Even though I work with clean dataset, it is still very important to check for outliers in the data. These are too high or low values based on the interquartile range of the attribute. I picked the reviewed attributes on random choice. The detection of outliers is crucial, because if there are identified ones, eventually the final ML clustering model should be picked with such consideration. I used boxplots to quickly review.
boxplot(raw$MortageVolume, ylab = "Mortgage")
boxplot(raw$AccountSpending, ylab= "AccountSpending")
boxplot(raw$GrocerySpending, ylab= "GrocerySpending")
boxplot(raw$USAXSFundInvest, ylab= "USAXS Fund Invest")
boxplot(raw$ServiceFees, ylab= "ServiceFees")

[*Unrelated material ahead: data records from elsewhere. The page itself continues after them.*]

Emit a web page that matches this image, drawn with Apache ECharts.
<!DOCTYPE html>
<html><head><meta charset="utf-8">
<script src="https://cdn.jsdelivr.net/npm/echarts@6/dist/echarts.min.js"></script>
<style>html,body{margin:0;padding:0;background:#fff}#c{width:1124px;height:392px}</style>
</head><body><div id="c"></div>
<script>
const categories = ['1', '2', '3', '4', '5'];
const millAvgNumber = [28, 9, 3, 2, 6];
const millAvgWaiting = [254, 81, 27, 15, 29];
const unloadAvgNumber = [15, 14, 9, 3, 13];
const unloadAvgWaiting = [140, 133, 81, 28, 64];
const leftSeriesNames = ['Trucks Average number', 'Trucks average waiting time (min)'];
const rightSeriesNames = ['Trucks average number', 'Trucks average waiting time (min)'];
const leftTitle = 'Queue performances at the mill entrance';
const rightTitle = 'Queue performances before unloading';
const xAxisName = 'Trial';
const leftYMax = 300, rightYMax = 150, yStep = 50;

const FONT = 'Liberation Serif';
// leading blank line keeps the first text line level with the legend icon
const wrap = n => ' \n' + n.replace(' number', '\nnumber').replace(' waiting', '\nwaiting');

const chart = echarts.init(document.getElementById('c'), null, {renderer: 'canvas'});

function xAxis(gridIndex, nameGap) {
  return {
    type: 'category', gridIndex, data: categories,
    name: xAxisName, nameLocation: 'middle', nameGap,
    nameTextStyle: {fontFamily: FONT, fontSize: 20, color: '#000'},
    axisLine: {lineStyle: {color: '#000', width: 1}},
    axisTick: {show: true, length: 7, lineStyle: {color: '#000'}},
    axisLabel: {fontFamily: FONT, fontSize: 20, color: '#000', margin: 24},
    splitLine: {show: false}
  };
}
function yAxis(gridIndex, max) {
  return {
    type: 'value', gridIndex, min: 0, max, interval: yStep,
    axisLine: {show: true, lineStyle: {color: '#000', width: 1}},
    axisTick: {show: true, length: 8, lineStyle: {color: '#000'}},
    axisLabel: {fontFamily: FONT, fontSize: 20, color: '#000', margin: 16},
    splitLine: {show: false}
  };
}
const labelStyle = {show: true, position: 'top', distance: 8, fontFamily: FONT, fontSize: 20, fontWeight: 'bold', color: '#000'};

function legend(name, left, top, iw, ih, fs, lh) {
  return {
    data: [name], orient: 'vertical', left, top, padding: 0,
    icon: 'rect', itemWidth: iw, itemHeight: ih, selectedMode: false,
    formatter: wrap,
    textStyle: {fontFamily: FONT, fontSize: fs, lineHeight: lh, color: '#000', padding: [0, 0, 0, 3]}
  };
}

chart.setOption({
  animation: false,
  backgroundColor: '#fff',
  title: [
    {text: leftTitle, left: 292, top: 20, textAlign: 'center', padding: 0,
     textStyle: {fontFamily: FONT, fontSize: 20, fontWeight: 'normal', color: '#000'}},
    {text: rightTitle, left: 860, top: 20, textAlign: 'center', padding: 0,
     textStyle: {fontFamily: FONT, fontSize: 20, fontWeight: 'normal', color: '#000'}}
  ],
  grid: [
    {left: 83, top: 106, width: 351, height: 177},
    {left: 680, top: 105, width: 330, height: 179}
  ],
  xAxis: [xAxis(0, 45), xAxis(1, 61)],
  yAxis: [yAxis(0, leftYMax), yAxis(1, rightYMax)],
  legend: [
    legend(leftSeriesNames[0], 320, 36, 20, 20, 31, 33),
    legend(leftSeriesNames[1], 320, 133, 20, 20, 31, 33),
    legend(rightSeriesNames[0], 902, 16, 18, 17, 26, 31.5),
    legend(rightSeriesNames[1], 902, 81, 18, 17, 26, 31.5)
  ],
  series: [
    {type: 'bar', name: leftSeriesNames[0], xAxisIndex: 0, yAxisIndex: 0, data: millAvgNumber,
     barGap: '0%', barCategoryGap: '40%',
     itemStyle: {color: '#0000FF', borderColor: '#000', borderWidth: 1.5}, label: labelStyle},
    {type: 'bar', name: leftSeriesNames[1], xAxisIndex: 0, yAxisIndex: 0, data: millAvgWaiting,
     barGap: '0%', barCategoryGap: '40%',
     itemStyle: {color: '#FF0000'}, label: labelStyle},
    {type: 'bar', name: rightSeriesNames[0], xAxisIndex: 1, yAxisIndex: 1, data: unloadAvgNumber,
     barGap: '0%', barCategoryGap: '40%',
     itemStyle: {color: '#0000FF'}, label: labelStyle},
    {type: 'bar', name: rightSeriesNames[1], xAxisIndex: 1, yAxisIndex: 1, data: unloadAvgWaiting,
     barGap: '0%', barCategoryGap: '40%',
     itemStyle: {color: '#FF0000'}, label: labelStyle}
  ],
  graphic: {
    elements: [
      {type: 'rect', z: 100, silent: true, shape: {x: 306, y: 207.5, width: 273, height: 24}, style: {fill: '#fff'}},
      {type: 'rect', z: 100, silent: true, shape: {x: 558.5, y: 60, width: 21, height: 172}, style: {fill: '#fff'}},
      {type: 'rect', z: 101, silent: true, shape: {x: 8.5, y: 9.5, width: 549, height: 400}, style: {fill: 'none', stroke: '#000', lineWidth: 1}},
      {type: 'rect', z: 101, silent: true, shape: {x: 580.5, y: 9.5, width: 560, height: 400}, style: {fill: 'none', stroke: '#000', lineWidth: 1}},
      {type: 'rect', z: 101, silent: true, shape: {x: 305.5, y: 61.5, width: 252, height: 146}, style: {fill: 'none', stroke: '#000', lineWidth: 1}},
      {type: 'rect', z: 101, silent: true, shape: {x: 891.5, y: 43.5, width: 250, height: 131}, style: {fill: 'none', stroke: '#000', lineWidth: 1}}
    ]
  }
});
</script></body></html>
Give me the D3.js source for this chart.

In the dataset containing the behavioral characteristics of customers, anomalies can be found in some variables. If this data is not removed, but kept in order to preserve the information, then it is good to choose a clustering model, which copes better with the treatment of anomalies. For example, k-means is quite sensitive to outliers and it is possible that K-medoids is more suitable. In the next notebooks, the project will continue in preparing the data for model building, validation of cluster formation and optimal number of k-clusters. Once I find this information, the testing between different models can initiate. Each model will be valuated with specific metrics. In the end, we will analyze the clustered dataset and present the customer segments.